Which would put an end to the whole tempest in a teapot, since Obama, by all but calling Hillary a liar, refutes her basic notion and challenges her to quote him accurately. From this point on, any time Clinton brings this up, the media would hit her with "Obama says you're putting words in his mouth." Hillary would quickly learn that she's coming off looking worse than Barack in this exchange, and would stop bringing it up.

Obama needs to figure out how not to get trapped into playing defense when he should be strongly on the offensive. Because that is obviously the playbook the Clintons are using against him. And, in a larger sense, if he's going to win in November, he needs to prepare for much worse attacks against him by Republicans in the general election. Because they're coming.

Since Clinton has so effectively utilized the Karl Rove campaign strategy, Obama should start utilizing a Clinton strength -- the "War Room." Obama needs a crew of people watching the radar for such attacks by the Clinton camp. When the Clintons float a news story to the press, Obama has to counter it with facts, figures, and correct quotes immediately so that they get their side of the story into the same news cycle. Because if he can show that he is, in fact, stronger on these issues than Hillary herself -- in the same story -- then he'll be ready for the general election.

That way when the swift boaters appear on the horizon (as we all know they will), he'll be ready for them.

 

Cross-posted at The Huffington Post

 

-- Chris Weigant

 

5 Comments on “Is Karl Rove Working For The Clinton Campaign?”

  1. [1] 
    Michale wrote:

    Here is the question I would like Mrs Clinton to answer.

    "Mrs Clinton. You are on record as stating that you are the candidate for "change". Yet you are also on record as pooh-poohing the complaints leveled against your campaign for the negative attacks on your opponent. You state that this is how primary campaigns are done and it's no big deal.

    So, my question to you ma'am is this. If you run your campaign as 'same ol same ol' because "that's how campaigns are done", how are we to believe that you are the candidate for change?? How are we to believe that you will be the "change" President when you are, right now, the "same ol same ol" candidate??"

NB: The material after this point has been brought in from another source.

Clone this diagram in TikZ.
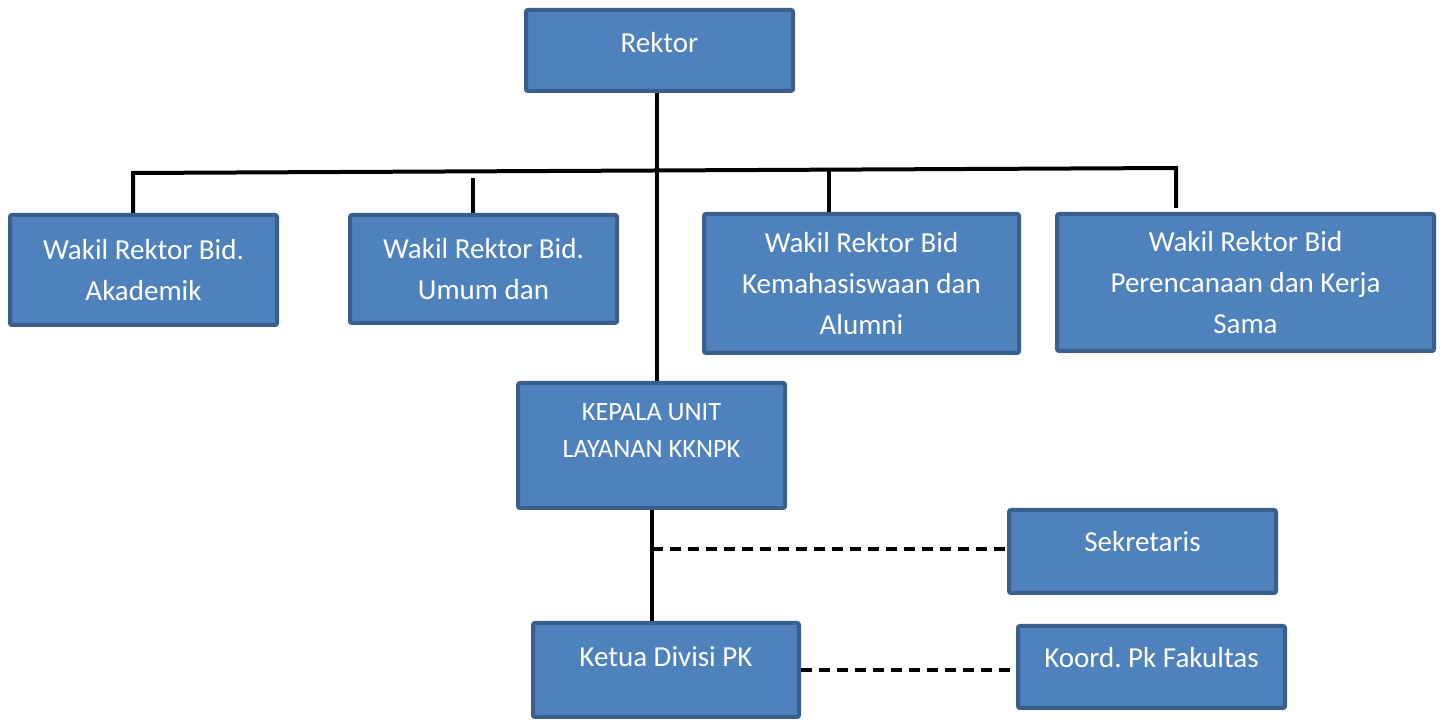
\documentclass[tikz,border=0pt]{standalone}
\usepackage{fontspec}
\setmainfont{Carlito}
\usetikzlibrary{positioning}

\definecolor{boxfill}{HTML}{4F81BD}
\definecolor{boxline}{HTML}{3A5F8C}

\begin{document}
\begin{tikzpicture}[x=0.5pt,y=-0.5pt,
    every node/.style={shape=rectangle,draw=boxline,fill=boxfill,line width=2pt,rounded corners=1pt,
        text=white,align=center,font=\fontsize{14.5}{20.5}\selectfont,inner sep=0pt},
    link/.style={line width=2pt,black},
    dashlink/.style={line width=2pt,black,dash pattern=on 5.5pt off 3.5pt}]
    \useasboundingbox (0,0) rectangle (1442,721);
	% create the nodes
    \node (rektor) [minimum width=133.5pt, minimum height=40.5pt, text depth=8pt] at (659.5,50.5) {Rektor};
    \node (wrak) [minimum width=133.5pt, minimum height=55pt] at (143.5,270) {Wakil Rektor Bid.\\Akademik};
    \node (wrum) [minimum width=133.5pt, minimum height=54pt] at (483.5,269) {Wakil Rektor Bid.\\Umum dan};
    \node (wrkm) [minimum width=157.5pt, minimum height=69.5pt] at (861.5,283.5) {Wakil Rektor Bid\\Kemahasiswaan dan\\Alumni};
    \node (wrpk) [minimum width=188.5pt, minimum height=68.5pt] at (1245.5,282.5) {Wakil Rektor Bid\\Perencanaan dan Kerja\\Sama};
    \node (kepala) [minimum width=133.5pt, minimum height=62.5pt, text depth=15pt,
        font=\fontsize{13.2}{18.5}\selectfont] at (651.5,445.5) {KEPALA UNIT\\LAYANAN KKNPK};
    \node (sekr) [minimum width=133.5pt, minimum height=41.5pt, text depth=10pt] at (1142.5,551.5) {Sekretaris};
    \node (ketua) [minimum width=133pt, minimum height=47pt, text depth=13pt] at (666,670) {Ketua Divisi PK};
    \node (koord) [minimum width=133.5pt, minimum height=41pt, text depth=10pt] at (1151.5,667) {Koord.\ Pk Fakultas};

    % bar points
    \coordinate (b1) at (133,173);
    \coordinate (b2) at (473,178);
    \coordinate (b3) at (829,170);
    \coordinate (b4) at (1176,168);
    \coordinate (b5) at (1176,208);
    \coordinate (k1) at (652,549);

	% connect the nodes
    \draw[link] (rektor.south -| 657,0) -- (kepala.north -| 657,0);
    \draw[link] (b1 |- wrak.north) -- (b1) -- (b4) -- (b5);
    \draw[link] (b2) -- (b2 |- wrum.north);
    \draw[link] (b3) -- (b3 |- wrkm.north);
    \draw[link] (kepala.south) -- (kepala.south |- ketua.north);
    \draw[dashlink] (k1) -- (k1 -| sekr.west);
    \draw[dashlink] (ketua.east) -- (ketua.east -| koord.west);

\end{tikzpicture}
\end{document}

    That oughta clinch up her sphincter, eh?? :D

    Michale.....

  2. [2] 
    Chris Weigant wrote:

    Michale -

    It doesn't happen often, but here is a time I'm in complete agreement with you!

    It seems like both she and Obama are pushing "change for change's sake" which is, as you said, par for the course of any political campaign.

    -CW

  3. [3] 
    benskull wrote:

    read the huff post about carter and Kennedy vs Nixon. Interesting. All were expecting a dem victory, with the incumbent pres and a strong Kennedy. They ended up killing each other with all their bickering, and both lost. Interesting comparison to obama/Clinton. My prediction, Hillary continues to engage obama in bs arguments,which kills both there runs, as I get the impression its doing, but thanks to Edwards sticking it out, regardless of the medias refusal to cover him, ends up the victor, as people forget about the bickersons and realize what good ideas he has and the fact that he would be strong against mccain or any of the other rep clowns, and in he goes. Fingers crossed.

  4. [4] 
    benskull wrote:

    and yes, her new offense tactics are unnattractive. The last debate was almost annoying, waiting for the bs to clear to actually hear their positions. Edwards was great. Patient, and far less drawn into the mess.

  5. [5] 
    Chris Weigant wrote:

    benskull -

    I predict you're going to love today's column.